Configuring Physics & Inertia

LinkForge provides tools to configure stable and accurate physics simulations matching real-world counterparts.

Automatic Inertia Calculation

By default, LinkForge calculates the mass properties (Inertia Tensor and Center of Mass) automatically based on the geometry of your link.

Select your Link object.
Go to the LinkForge Panel > Physics Settings.
Ensure Auto-Calculate Inertia is CHECKED.
Set the Mass (kg).

The inertia tensor will be computed using the bounding box (for primitives) or the mesh volume approximation.

Important

For complex meshes, the automatic calculation approximates the shape as a solid primitive (Box/Cylinder/Sphere) based on the visual geometry dimensions. For higher precision, consider decomposing your mesh or providing custom inertia values.

Note

Importing Robots: When importing an existing URDF/XACRO, LinkForge disables Auto-Calculate Inertia by default. This ensures that the original inertia tensors from your existing file are preserved and not overwritten by Blender’s approximations.

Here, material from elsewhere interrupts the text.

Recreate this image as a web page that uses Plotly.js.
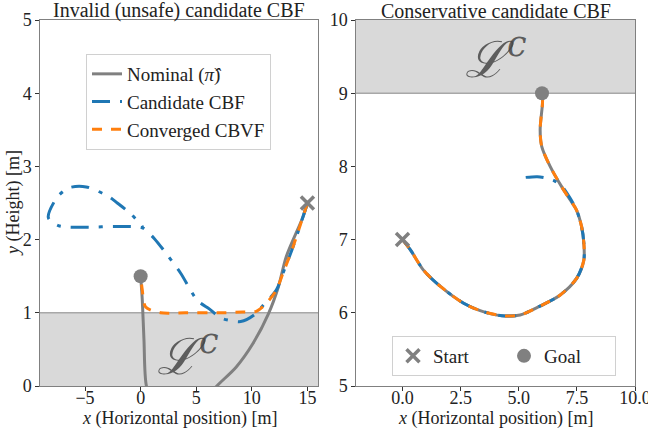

Manual Center of Mass (Inertial Origin)

Sometimes, the geometric center is not the physical center of mass (e.g., a battery pack inside a chassis). You can manually offset the Center of Mass (COM).

Uncheck “Auto-Calculate Inertia”.
You will see new fields for Inertial Origin:
- Pos: XYZ offset from the link origin.
- Rot: RPY rotation of the inertia frame (radians, XYZ order).

Visualizing the Center of Mass

When you modify the Inertial Origin:

A Yellow Wireframe Sphere (Center of Mass) with Orange/White Axes will be permanently visible in the viewport.
This represents the Principal Axes of Inertia and the exact physical center of the object.
Moving the Pos values will shift this visualization relative to the link origin.
Use Global Preferences > Inertia Visualization to resize or hide these markers.

Example: Lowering the COM

To make a mobile robot more stable, you often want the center of mass to be low.

Uncheck Auto-Calculate.
Set Inertial Origin Z to a negative value (e.g., -0.05).
You will see the inertia visualization box shift downwards.

Troubleshooting Physics

“Exploding” Robot in Gazebo

If your robot explodes or flies away immediately upon spawning:

Check for Negative/Zero Inertia: Run the LinkForge Validator. It will catch zero-mass links or invalid tensors. LinkForge enforces the Triangle Inequality for principal moments to ensure every tensor is physically plausible.
Check Collisions: Ensure adjacent links have collisions that don’t overlap in the “Zero Configuration”. LinkForge automatically displays generated collision meshes in “X-Ray” mode (Visible In Front) to help you inspect internal overlaps.
Inertia Too Small: Very small inertia values (like 1e-9) can cause numerical instability in physics engines. Try increasing the mass or size slightly if possible, or bundle small parts into a larger parent link.

Programmatic Usage

When building robots with the RobotBuilder Composer, inertia is calculated automatically when you call .mass() on the LinkBuilder. This is the Python equivalent of enabling Auto-Calculate Inertia in Blender.

from linkforge.core import box, RobotBuilder

builder = RobotBuilder("my_robot")

# Defining chassis with a visual box, an inferred collision box, and 5.0 kg mass
# This will automatically compute the physical inertia tensor
builder.link("chassis") \
    .visual(box(1.0, 0.8, 0.3)) \
    .collision() \
    .mass(5.0) \
    .root()

Important

Hardened Physics: LinkForge has been upgraded with production-grade numerical hardening. The mesh inertia pipeline now uses the Mirtich algorithm (Divergence Theorem) combined with:

Numerical Conditioning: Automatically translates meshes to a local origin during integration to preserve floating-point precision on large assets.
Physicality Audits: Uses Sylvester’s Criterion to ensure every calculated tensor is physically possible (Positive Semi-Definite).
Topology Linting: A 5-phase validation pass catches “unwelded” vertices and inconsistent winding before calculations begin.